Le « Christ entouré d’anges chanteurs et musiciens » est le titre des trois peintures monumentales du Primitif flamand Hans Memling. Elle est conservée au Musée royal des Beaux-Arts d’Anvers (KMSKA).

Le Dr Bart Fransen, coordinateur du Centre d’étude des Primitifs flamands de l’Institut royal du Patrimoine artistique (IRPA), un des établissements scientifiques fédéraux (BELSPO), vient de découvrir l’origine de ces panneaux, mais aussi leur prix.

Il s’agit d’une commande passée au peintre en juillet 1483 par un prieur du nord de l’Espagne. Une commande à réaliser « à tout prix » et pour laquelle une somme de 239.383 maravédis, une ancienne monnaie espagnole, était mise sur la table.

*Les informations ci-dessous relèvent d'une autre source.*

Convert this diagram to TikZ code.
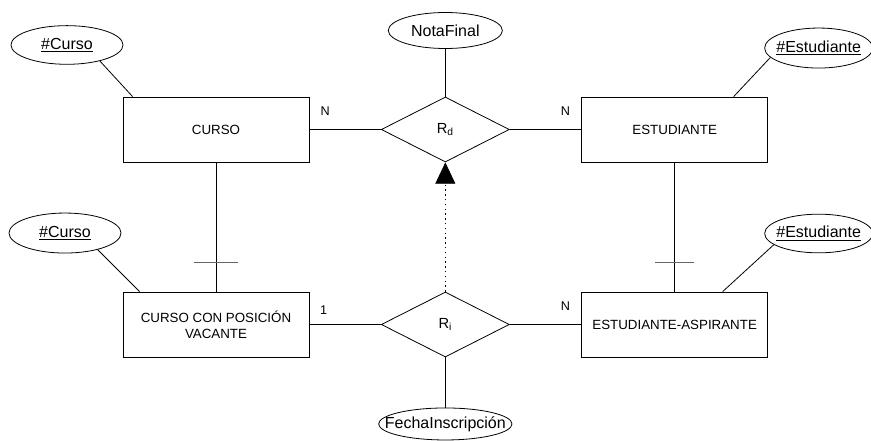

Une commande pour le couvent bénédictin de Nájera

Hans Memling a peint le Christ entouré d’anges chanteurs et musiciens à Bruges, où il a passé la majorité de sa vie. C’était une commande importante. Les trois panneaux mesurent un peu moins de 2 m sur 7,5 m. A l’origine, ils formaient un ensemble d’un retable qui comportait d’autres fragments, aujourd’hui perdus. Ces derniers se trouvaient à la fin du XVIIIe siècle dans le couvent bénédictin de Nájera (Nord de l’Espagne), pour lequel ils avaient vraisemblablement été exécutés.

Voilà ce que le Dr Bart Fransen, de l’IRPA, a pu démontrer. Il a identifié le commanditaire, la date exacte du paiement de cette œuvre ainsi que son coût.

Ces découvertes ont été faites dans un livre des comptes conservé à l’Archivo Histórico Nacional de Madrid, datant du dernier quart du XVIIIe siècle. Un auteur anonyme y a scrupuleusement recopié un livre des comptes plus ancien et l’a commenté.

Ce type de découverte, c’est le rêve de tout historien de l’art. Celui de pouvoir mettre en relation une œuvre d’art avec un document d’archives original. C’est très rare pour les Primitifs flamands. Soit les archives ont disparu, soit un document est retrouvé mais l’œuvre est perdue. “C’est le genre d’expérience qui arrive une fois dans une vie”, estime-t-il.

Une œuvre à réaliser “A toda costa”

Le commanditaire était Gonzalo de Cabredo, prieur du monastère de 1453 à 1486. Il a commandé l’œuvre peu avant le 20 juillet 1483, mais n’a pu assister à la fin du chantier. Elle s’est achevée sous son successeur, Pablo Martínez de Uruñuela. Il insistait pour que l’œuvre soit terminée ‘a toda costa’ (à n’importe quel prix). Le prix est également connu: 239.383 maravédis, une commande très onéreuse en comparaison à d’autres retables de cette période. Le retable a été installé en 1494 dans l’église abbatiale, l’année même de la mort de Memling.

“ Ce que signifie l’Agneau mystique pour Van Eyck équivaut au retable de Nájera pour Memling », estime le Dr Fransen. « Durant toute sa carrière, Memling n’a pas réalisé d’autre retable équivalent. Le coût était très onéreux et la durée de onze ans entre la commande et la mise en place dans l’église est très longue, mais le responsable n’était pas nécessairement le peintre. Il est probable que la livraison tardive s’explique par des problèmes financiers du monastère, après la mort de Don Gonzalo, liés à des années de troubles durant lesquelles l’abbaye s’est détachée de Cluny et est devenue indépendante ».

Entre 2001 et 2007 les panneaux du Christ entouré d’anges chanteurs et musiciens de Hans Memling ont fait l’objet d’une restauration importante dans les ateliers du Musée royal des Beaux-Arts d’Anvers. Un projet de restauration qui était accompagné par une commission d’experts en histoire de l’art, chimie et restauration.